Odd Gridengine + OpenMPI 1.3.x interaction: non-advancing jobs

By joe

August 22, 2009 - 2 minutes read - 423 words

Banging my head against this one. OpenMPI 1.3.x is IMO one of the best MPI stacks available. It makes my life easy in many regards, and most of the time, it just works. Gridengine is a venerable job scheduler, albeit one that hasn’t done a great job with MPI integration in the past. I remember writing reaper scripts to clean up after MPICH1/2 runs for various customers. Tight integration as it is called, didn’t work that well. To the OpenMPI teams credit, they adapted ORTE to work with Gridengine. So OpenMPI jobs can be launched from SGE without much effort, and minimal configuration of the parallel environment. So things should just work. But they don’t always.

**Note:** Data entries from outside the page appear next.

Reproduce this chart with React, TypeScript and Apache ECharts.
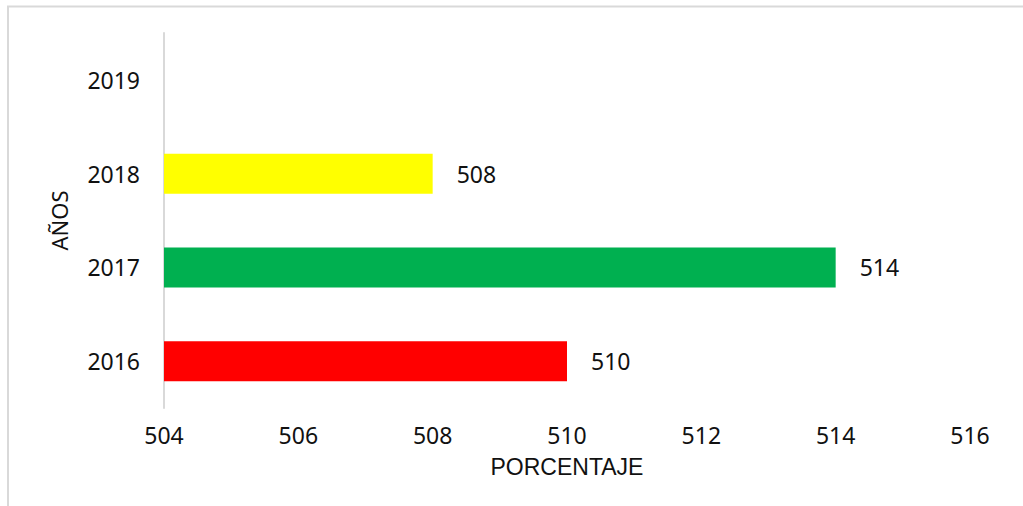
import React, { useEffect, useRef } from "react";
import * as echarts from "echarts";

const categories = ["2016", "2017", "2018", "2019"];
const values: (number | null)[] = [510, 514, 508, null];
const barColors = ["#FF0000", "#00B050", "#FFFF00", "#FFFFFF"];
const xMin = 504;
const xMax = 516;
const xInterval = 2;
const xName = "PORCENTAJE";
const yName = "AÑOS";

const FONT = "'Noto Sans', sans-serif";
const TEXT = "#111111";

export default function App() {
  const ref = useRef<HTMLDivElement>(null);
  useEffect(() => {
    if (!ref.current) return;
    const chart = echarts.init(ref.current, undefined, { renderer: "svg" });
    chart.setOption({
      animation: false,
      backgroundColor: "#ffffff",
      textStyle: { fontFamily: FONT },
      graphic: [
        {
          type: "line",
          shape: { x1: 7, y1: 6.5, x2: 1023, y2: 6.5 },
          style: { stroke: "#d9d9d9", lineWidth: 2 },
        },
        {
          type: "line",
          shape: { x1: 8, y1: 6, x2: 8, y2: 506 },
          style: { stroke: "#d9d9d9", lineWidth: 2 },
        },
      ],
      grid: { left: 164, right: 53, top: 33, bottom: 98, containLabel: false },
      xAxis: {
        type: "value",
        min: xMin,
        max: xMax,
        interval: xInterval,
        name: xName,
        nameLocation: "middle",
        nameGap: 47,
        nameTextStyle: {
          fontSize: 23,
          color: TEXT,
          fontFamily: "'Liberation Sans', sans-serif",
        },
        axisLine: { show: false },
        axisTick: { show: false },
        splitLine: { show: false },
        axisLabel: { fontSize: 23, color: TEXT, margin: 15, fontFamily: FONT },
      },
      yAxis: {
        type: "category",
        data: categories,
        name: yName,
        nameLocation: "middle",
        nameGap: 94,
        nameRotate: 90,
        nameTextStyle: { fontSize: 22, color: TEXT, fontFamily: FONT },
        axisLine: { show: true, lineStyle: { color: "#d9d9d9", width: 2 } },
        axisTick: { show: false },
        axisLabel: { fontSize: 23, color: TEXT, margin: 24, fontFamily: FONT },
      },
      series: [
        {
          type: "bar",
          barWidth: 40,
          clip: true,
          data: values.map((v, i) =>
            v == null ? null : { value: v, itemStyle: { color: barColors[i] } }
          ),
          label: {
            show: true,
            position: "right",
            distance: 24,
            fontSize: 23,
            color: TEXT,
            fontFamily: FONT,
          },
        },
      ],
    });
    return () => chart.dispose();
  }, []);
  return (
    <div
      ref={ref}
      style={{ position: "fixed", left: 0, top: 0, width: 1023, height: 506 }}
    />
  );
}
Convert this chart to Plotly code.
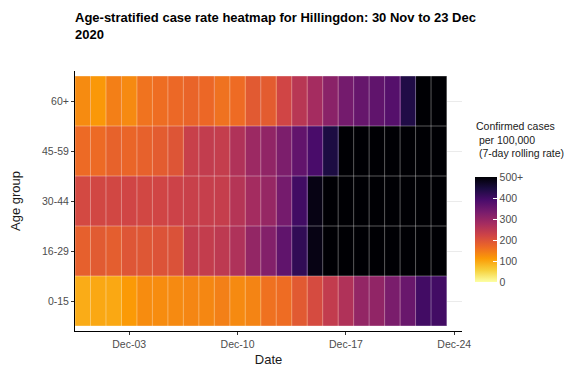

Right now I am banging my head against a curious problem. Running OpenMPI jobs across an infiniband cluster works fine from the command line. I created a nice simple script that handles all this for us. Slightly modified script (omits the ‘-machinefile machines’ argument) to run under SGE runs for 1-2 time steps, then, basically, hangs. I see the processes spinning, and it looks like a deadlock where a message is being waited on by one or more processes, and the message posting simply wasn’t seen. This is definitely annoying, as there is no error message, no logged messages. Nothing to work from on the debugging side. I have to dig in to what Orte outsources to gridengine. But I might simply ditch gridengine and run SLURM or Torque. Thinking about this. Customer doesn’t care, they just want the problem solved. And they don’t want to spend money on a job scheduler to do it with. Fun for a saturday. [update] The issue is when the MPI job wants more than 32 CPUs. Less than 32 CPUs? Runs fine in the scheduler. And sometimes it works, and sometimes it doesn’t over 32 CPUs, about a 90% failure rate. I can run the jobs by hand outside of the scheduler with 100% success rate, up to 128 cores (size of the cluster). Hmmm. Maybe time for a new scheduler. Will look again at Torque. Slurm looks ok, though as I remember, it is somewhat annoying to configure, and from what I can see of the pages, it suggests that the really good OpenMPI integration is coming later on. Probably stick with Torque for now. Will test, see what happens. I did look into the environment on SGE. I am not simply tossing it, I just can’t spot how it is interfering/interacting with OpenMPI in such a negative manner.